April 2011 Vol. 238 No. 4

Projects

Arrow Energy Announces Pipeline Plans For Australian LNG Facility

Arrow Energy announced plans for a major pipeline to connect its operations in the Bowen Basin in central Queensland, to a LNG facility at Curtis Island, off Gladstone, Australia.

The pipeline is part of the Arrow LNG Project to bring coal seam gas (CSG) from both the Bowen Basin and the Surat Basin in the state’s south-east to Gladstone where it would be cooled and liquefied for shipping to international markets.

Arrow plans to submit an environmental impact statement for the pipeline to the Queensland Government by early 2012. The diameter and capacity of the pipeline, as well as a timeline for selecting its contractors and suppliers, is yet to be finalized.

Arrow already has a license to build the Arrow Surat Pipeline – formerly known as the Surat–Gladstone Pipeline and the Surat–Gas Pipeline Header – which will pipe gas from Kogan North to Curtis Island.
The Project involves the planning, construction and commissioning of a 660 mm diameter buried high-pressure steel gas transmission pipeline. which will deliver coal seam gas.

Once completed, the pipeline will deliver (CSG) from the Surat Basin near Dalby in south-eastern Queensland, to a proposed LNG plant in Gladstone.

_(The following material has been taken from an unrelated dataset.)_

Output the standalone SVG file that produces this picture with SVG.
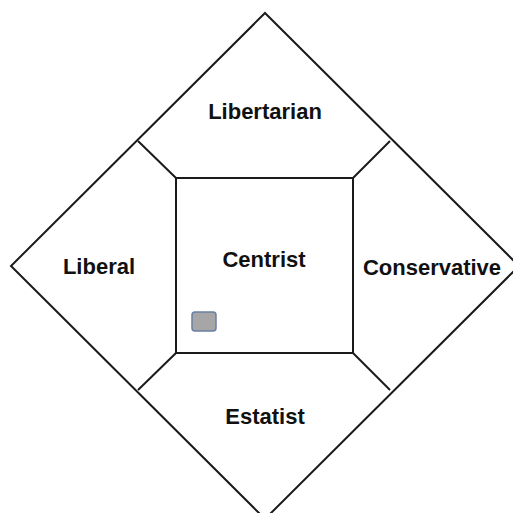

The chosen preliminary pipeline route heads generally north from the Kogan area through the local government areas of Dalby, Banana, North Burnett and Gladstone. The route continues to the west of the Barakula State Forest to the north of Chinchilla and avoids environmentally sensitive areas, such as essential habitats, endangered and threatened ecosystems and communities, and remnant (native) vegetation wherever possible.

From a point east of Callide, the route heads north-east and follows the Queensland natural gas pipeline for the remaining 64 km into Gladstone.

The Premier of Western Australia announced that the State will be developing the Callide Infrastructure Corridor (CIC), a 200 meter wide common infrastructure corridor to contain a number of gas pipelines from the Callide area into Gladstone. The final 23-km of the route is within the Gladstone State Development Area (GSDA) Infrastructure Corridor.

It is anticipated that construction of the pipeline will start in 2015/16, with first gas supplied two to three years after that.